Uncheck indices that are not needed, then click “OK” to perform the computation. Depending on the indices selected, this procedure may take a while.
A pop-up window will appear once the selected indices are computed.
Resulting indices series are stored in a sub-directory called indices in Excel format. The indices files have names “21946_XXX.cvs” where XXX represents the name of the index. Data columns are separated by a comma (“,”). For the purpose of visualization, we plot annual series, along with trends computed by linear least square (solid line) and locally weighted linear regression (dashed line). Statistics of the linear trend fitting are displayed on the plots. These plots are stored in a sub-directory called plots in JPEG format. The filenames for plots follow the same rule except that “cvs” is changed to “jpg”.
Select “Indices Calculation” from the main menu to compute additional indices for the same station. For additional stations, select “Data QC” and repeat the above process. Select “Exit” if all required calculations are completed.
4. Known bugs
There is a known bug in this and earlier versions of RClimDex.
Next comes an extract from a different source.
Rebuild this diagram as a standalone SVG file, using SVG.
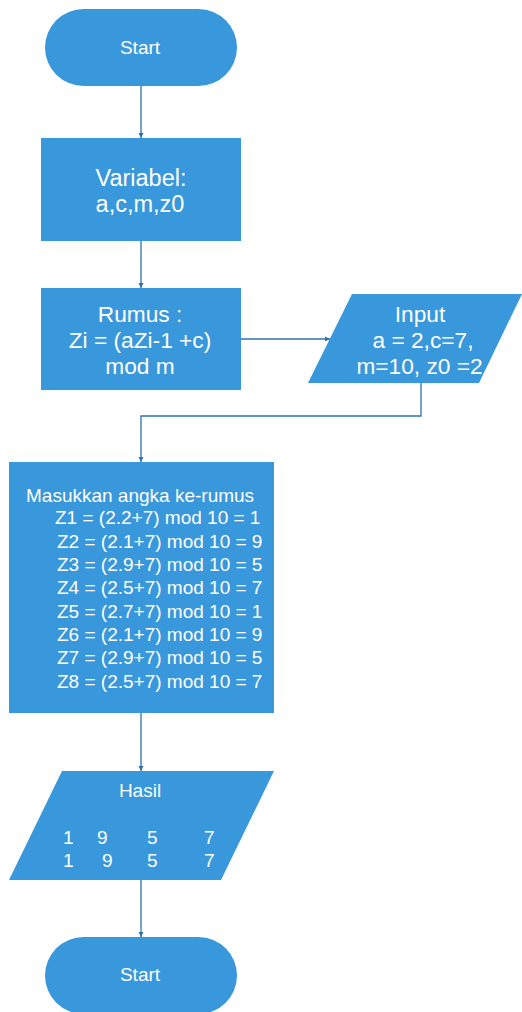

The program will stop running if the first year of the available data is the same as the first year of the base period. This is caused by come computation that requires data beyond the boundary of the base period. The calculation of percentile based temperature indices is an example. One way to avoid this problem is to add an extra record for the day (with values marked as missing just before the beginning of the base period. For example, if base period is 1961-1990 and the data also starts in 1961, one may add “1960 12 31 -99.9 -99.9 -99.9” as the first line for the input data file.